The best approach is to compare speed with start time, quantity, service quality, refill rules, retention expectations, and platform behavior. Fast delivery can be useful, but faster is not always better. Choose the speed that matches your account size, campaign timing, and risk level. ✅
FAQ About Speed in SMM Panels
The questions below answer the most common beginner concerns about SMM panel speed, including delivery pace, daily speed, fast delivery, slow delivery, start time, and what users should check before contacting support.
What Does Speed Mean in an SMM Panel?
Speed in an SMM panel means how fast a service delivers after the order starts. It may be shown as a daily delivery rate, such as 1,000 per day, or as a general label such as fast, slow, instant, or gradual. Speed is an estimate of delivery pace, not a guarantee of instant completion.
Is Speed the Same as Start Time?
No, speed and start time are different. Start time means when the order begins, while speed means how quickly the order delivers after it has started. A service can have a fast start time but still deliver slowly if the quantity is large or the service uses gradual delivery.
Does Fast Speed Mean the Order Will Finish Instantly?
No, fast speed does not always mean instant completion. The full delivery time depends on order quantity, service speed, provider capacity, queue level, and platform behavior. For example, a service can start quickly but still take hours or days to complete a larger order.

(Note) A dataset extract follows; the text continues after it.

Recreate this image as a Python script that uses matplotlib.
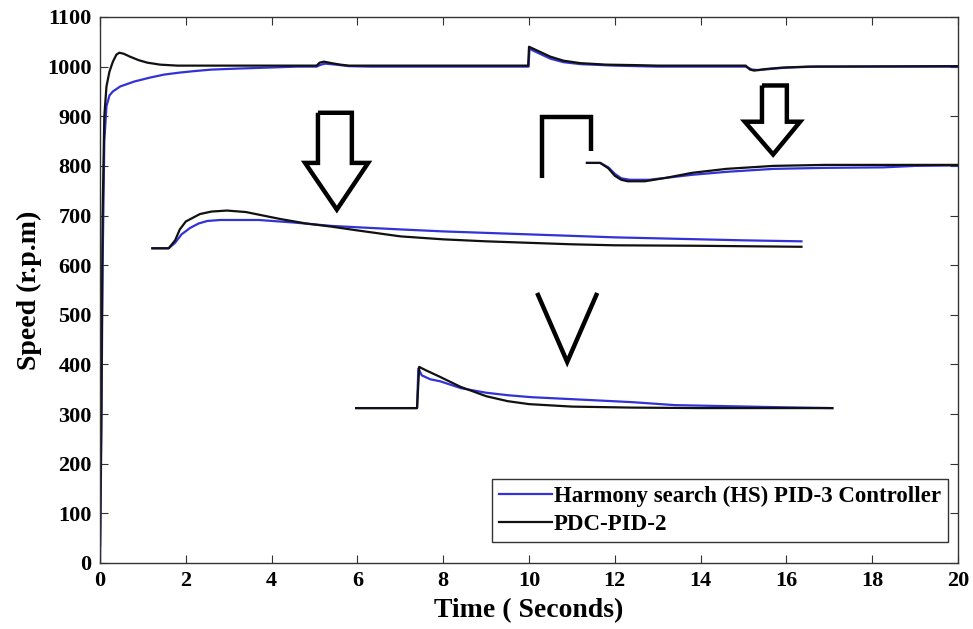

Why Is My SMM Panel Order Delivering Slowly?
Your order may be delivering slowly because the service is gradual, the order quantity is large, the provider queue is busy, the platform is updating metrics slowly, the link has an issue, or another order is active on the same target. Slow delivery does not always mean failure if the order is still inside the expected delivery range.
Should I Choose the Fastest SMM Panel Service?
Not always. The fastest service may be useful for quick visibility, but slower or gradual delivery can sometimes look more stable. Users should compare speed with retention, refill, service quality, account size, and campaign goal before ordering. The best service is not always the fastest one.